Global minimum tax nears reality as OECD sets model rules
PARIS: A global minimum tax came closer to becoming a reality as the Organization for Economic Cooperation and Development published model rules that governments can use to make the world’s largest corporations pay at least 15% on their profits.
The Paris-based organization drafted the rules after about 140 countries agreed to a sweeping rethink of taxation in October. The first of two so-called pillars of that deal would reallocate profits to be taxed in places where multinationals operate, while the second concerns minimum tax. “The model rules released today are a significant building block in the development of a two-pillar solution, converting the foundations of a political agreement reached in October into enforceable rules,” Pascal Saint-Amans, the OECD’s top tax official, said Monday in a statement.
Political leaders hailed October’s package as a “revolution” that would curtail tax evasion and stop a race between governments to offer ever-lower rates that’s eroded public finances in recent decades. According to the OECD, the minimum tax pillar could generate about $150 billion a year in additional revenue for countries around the world.
Still, there are fresh question marks over whether new rules will ever be fully adopted after key U.S. Democratic Senator Joe Manchin said Sunday he would vote against a package that includes Washington’s version of the minimum tax.
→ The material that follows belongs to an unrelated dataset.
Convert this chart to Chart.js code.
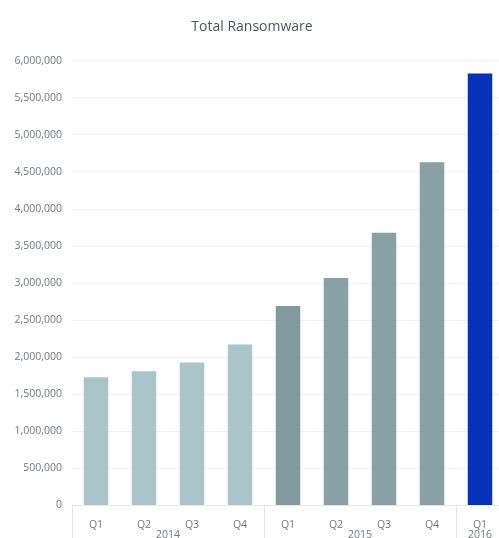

The global deal was essentially a fine balance of U.S. and European interests and both sides have threatened not to follow through if the other stumbles.
Besides the minimum tax, Pillar One of the deal also faces hurdles in the U.S. Congress. The OECD is still working on a multilateral convention for those rules, which would give governments around the world rights to tax the biggest 100 multinationals -- about half of which are American. Republicans have opposed those plans.
The minimum tax, which has long had greater bipartisan backing in the U.S., would work by creating a top-up levy that governments apply when profits of a multinational firm in another jurisdiction are effectively taxed at less than 15%. The mechanism will only hit companies with over 750 million euros ($843 million) in global revenue. The documents released Monday by the OECD provide further guidance on “carveouts,” which would allow firms to reduce their exposure to minimum tax based on tangible assets and payroll costs. To phase in the new rules, such exemptions will be gradually reduced over 10 years.